Kansas County to Pay $3 Million Over Police Raid on Local Newspaper

By Bill Pan
Bill Pan
Bill Pan
Reporter
Bill Pan is an Epoch Times reporter covering education issues and New York news.
November 11, 2025Updated: November 11, 2025

Marion County, located in central Kansas, will pay a total of $3 million to settle federal lawsuits stemming from the 2023 police raid of a family-owned, small-town newspaper.

The settlement, approved on Monday by the county’s board of commissioners, resolves allegations against the county for its role in the raid on the Marion County Record, a weekly paper serving a prairie town of about 1,900 residents. As part of the agreement, the county will issue an apology and “concede that wrongdoing likely occurred” during the searches, according to the Record.

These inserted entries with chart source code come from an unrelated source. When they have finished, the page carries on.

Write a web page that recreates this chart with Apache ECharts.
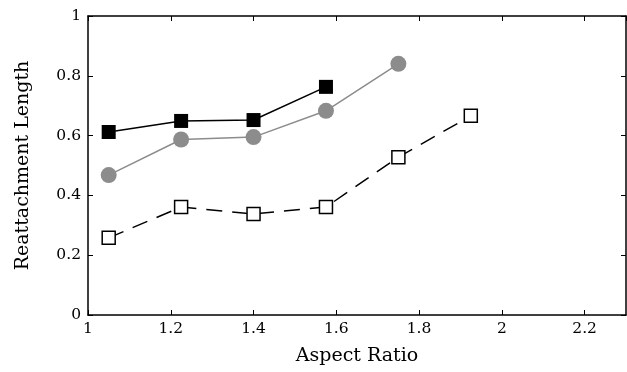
<!DOCTYPE html>
<html>
<head>
<meta charset="utf-8">
<script src="https://cdn.jsdelivr.net/npm/echarts@6/dist/echarts.min.js"></script>
<style>
  html, body { margin: 0; padding: 0; background: #fff; }
  #chart { width: 627px; height: 372px; }
</style>
</head>
<body>
<div id="chart"></div>
<script>
// aspect ratio values
const ratios = [1.05, 1.225, 1.4, 1.575, 1.75, 1.925];
// reattachment length for the three series
const filledSquare = [0.612, 0.649, 0.652, 0.763];
const grayCircle = [0.468, 0.587, 0.595, 0.683, 0.840];
const openSquare = [0.258, 0.361, 0.338, 0.361, 0.528, 0.666];

function pairs(vals) {
    return vals.map((v, i) => [ratios[i], v]);
}

let myChart = echarts.init(document.getElementById('chart'));
const font = 'DejaVu Serif';

let axisBase = {
    type: 'value',
    axisLine: { show: true, onZero: false, lineStyle: { color: '#000', width: 1.5 } },
    axisTick: { show: true, inside: true, length: 5, lineStyle: { color: '#000', width: 1 } },
    splitLine: { show: false }
};

let option = {
    animation: false,
    grid: {     //图的位置
        left: 88,
        right: 1,
        top: 16,
        bottom: 57
    },
    xAxis: [
        Object.assign({}, axisBase, {
            min: 1, max: 2.3, interval: 0.2,
            name: 'Aspect Ratio',
            nameLocation: 'middle',
            nameGap: 32,
            nameTextStyle: { fontFamily: font, fontSize: 19, color: '#000' },
            axisLabel: {
                color: '#000', fontFamily: font, fontSize: 15.5, margin: 6,
                showMaxLabel: false
            }
        }),
        Object.assign({}, axisBase, {
            min: 1, max: 2.3, interval: 0.2, position: 'top',
            axisLabel: { show: false }
        })
    ],
    yAxis: [
        Object.assign({}, axisBase, {
            min: 0, max: 1, interval: 0.2,
            name: 'Reattachment Length',
            nameLocation: 'middle',
            nameGap: 55,
            nameTextStyle: { fontFamily: font, fontSize: 19, color: '#000' },
            axisLabel: { color: '#000', fontFamily: font, fontSize: 15.5, margin: 7 }
        }),
        Object.assign({}, axisBase, {
            min: 0, max: 1, interval: 0.2, position: 'right',
            axisLabel: { show: false }
        })
    ],
    series: [
        {
            type: 'line',
            data: pairs(openSquare),
            symbol: 'rect',
            symbolSize: 13,
            itemStyle: { color: '#fff', borderColor: '#000', borderWidth: 1.5 },
            lineStyle: { color: '#000', width: 1.5, type: [16, 10] },
            z: 3
        },
        {
            type: 'line',
            data: pairs(grayCircle),
            symbol: 'circle',
            symbolSize: 16,
            itemStyle: { color: '#8c8c8c', borderWidth: 0 },
            lineStyle: { color: '#8c8c8c', width: 1.5 },
            z: 4
        },
        {
            type: 'line',
            data: pairs(filledSquare),
            symbol: 'rect',
            symbolSize: 14,
            itemStyle: { color: '#000' },
            lineStyle: { color: '#000', width: 1.5 },
            z: 5
        }
    ]
};

myChart.setOption(option);
</script>
</body>
</html>
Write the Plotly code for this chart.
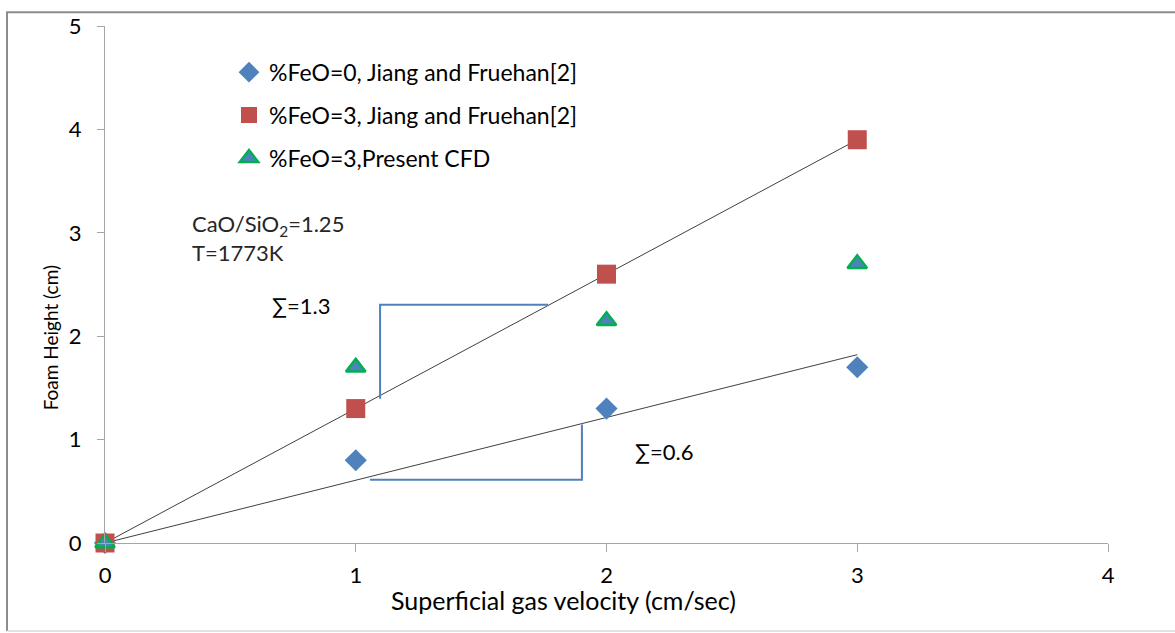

“The admission of wrongdoing is the most important part,” said Eric Meyer, owner and editor of the Record. “In our democracy, the press is a watchdog against abuse. If the watchdog itself is the target of abuse, and all it does is roll over, democracy suffers.”

On Aug. 11, 2023, then-Marion Police Chief Gideon Cody led officers in a raid on the Record’s newsroom and Meyer’s home, seizing computers and cell phones belonging to Meyer and his reporters.

Police also searched the home of Meyer’s 98-year-old mother, Joan Meyer, the paper’s co-owner, who was seen on surveillance video scolding officers as they conducted the search. She died the following day from a heart attack allegedly brought on by the stress of the raid.

A search warrant, signed by a county judge, alleged that reporter Phyllis Zorn had committed identity theft by accessing public driving records of a local restaurant owner whose license had been suspended for drunk driving several years ago. After public backlash, the Marion County Attorney determined there was “insufficient evidence” to justify the raid.

Settlement Details

The raid has since spurred at least four federal lawsuits against Marion city and county governments, the Marion Police Department, and individual officials. Monday’s agreements give the county and the sheriff’s office immunity from any future legal action related to the raid.

As part of the settlement, the Marion County Sheriff’s Office issued a formal apology to Meyer and Ruth Herbel, a city council member whose home was also raided the same day.

“The Sheriff’s Office wishes to express its sincere regrets to Eric and Joan Meyer and Ruth and Ronald Herbel for its participation in the drafting and execution of the Marion Police Department’s search warrants on their homes and the Marion County Record,” the statement read.

“This likely would not have happened if established law had been reviewed and applied prior to the execution of the warrants,” it added.

While the county agreed to compensate Zorn and fellow Record reporter Deb Gruver, they were not included in the official apology.

The county will pay Meyer $1.5 million, Herbel $650,000, Zorn $600,000, and Gruver $250,000, according to the Record. Insurance will cover most of the payout, but the county must pay Meyer $50,000.

Earlier this year, Gruver separately settled with Cody for $235,000. Cody, who resigned amid the controversy, faces pending criminal charges.

Meyer said that Zorn has retired from the Record following the settlement.

State Investigators Clear Journalists of Wrongdoing

After the raid drew criticisms from news organizations and press freedom advocates across the nation, the Kansas Bureau of Investigation took over the case before handing it off to the Colorado Bureau of Investigation, which released a final report in August 2024.

The 124-page report found no criminal liability on the part of the Record’s journalists or editors. It also concluded that the entire kerfuffle stemmed from an initial misunderstanding by police officers about whether the Kansas government website Zorn accessed as part of her reporting was open to the public.

“It is not a crime under Kansas law for a law enforcement officer to conduct a poor investigation and reach erroneous conclusions,” the report said.

Still, the report stated that law enforcement should first exhaust less extreme measures when journalists themselves are suspected of a crime.

“Before a search warrant is sought for a press room, a law office, church, or the office of a mental health professional, inquisition subpoenas or other available forms of investigation should be utilized,” the report read. “Search warrants for law offices, press rooms and churches should be sought only in extraordinary circumstances and with extreme caution.”